L’élue travailliste de 37 ans fait partie de ces femmes politiques britanniques particulièrement attaquées sur les réseaux sociaux. Comme Yvette Cooper, Anna Soubry ou Laura Sherriff, elle reçoit quantité de messages haineux, dont des menaces de mort. Mais depuis ces échanges acrimonieux avec le premier ministre à Westminster, son angoisse et celle de ses collègues, ont encore augmenté.
« Allez crever dans le caniveau, c’est ce qui arrive à ceux qui ne font pas le Brexit » : c’est le type de courriel que Jeff Philipps a reçu ces derniers jours, utilisant la même expression que celle utilisée par Boris Johnson, au début du mois. Le 26 septembre, un homme a été arrêté par la police après lui avoir hurlé « fascistes » et avoir essayé de briser les vitres de sa permanence, à Birmingham.

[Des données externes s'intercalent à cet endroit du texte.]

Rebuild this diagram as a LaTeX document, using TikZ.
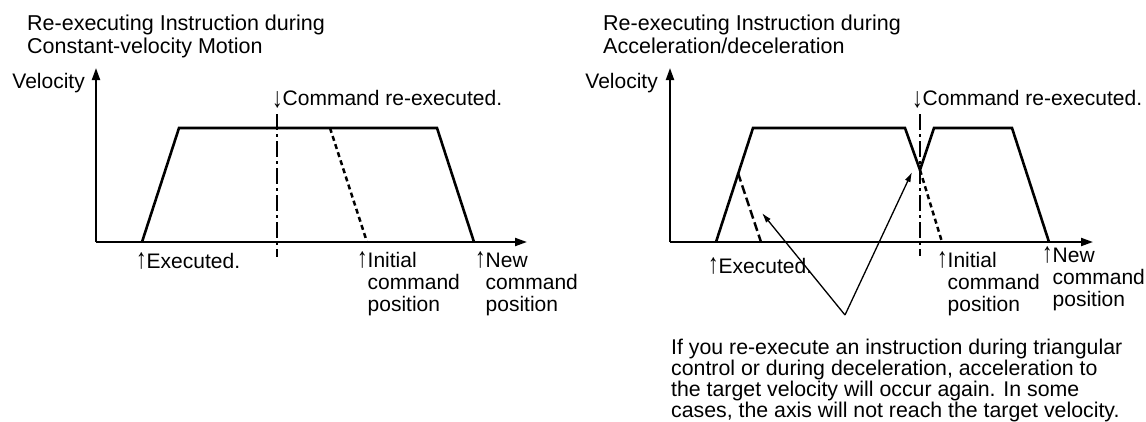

Tout aussi perturbante, cette longue suite de tweets postée le même jour par Ellie Cooper, fille d’Yvette Cooper et d’Ed Balls, deux poids lourds de la gauche britannique : « J’ai peur quand je vois les emails que [reçoit ma mère], l’accusant d’être une menteuse et une traîtresse. J’ai eu peur quand notre maison a été équipée avec des alarmes, des verrous spéciaux et des dispositifs pour vérifier les courriers. J’ai peur parce que le 16 juin 2016 [jour de la mort de Jo Cox, députée travailliste assassinée par un néonazi], deux enfants ont dit au revoir à leur maman avant qu’elle ne parte pour sa permanence et ils ne l’ont jamais revue. J’ai peur tous les jours que la même chose arrive à ma mère. »
Un débat « toxique »
Depuis le référendum sur le Brexit, la politique britannique a largement perdu sa réputation de stabilité et ses manières policées. Et ces derniers jours, elle a franchi un palier dans la violence verbale, la rhétorique agressive de Boris Johnson faisant polémique. Du moins, dans le camp des « Remainers », partisans de l’Europe, et des plus modérés des élus conservateurs.
Mais au congrès annuel des tories, qui s’est ouvert dimanche 29 septembre à Manchester, la garde rapprochée du premier ministre s’est plutôt employée à justifier le vocabulaire de son chef. Et au lieu de s’excuser, ce dernier a même remis le couvert dans les colonnes du Sunday Telegraph, qualifiant d’« abject acte de capitulation » la loi parlementaire l’obligeant à décaler la date du Brexit en cas d’absence d’accord avec Bruxelles.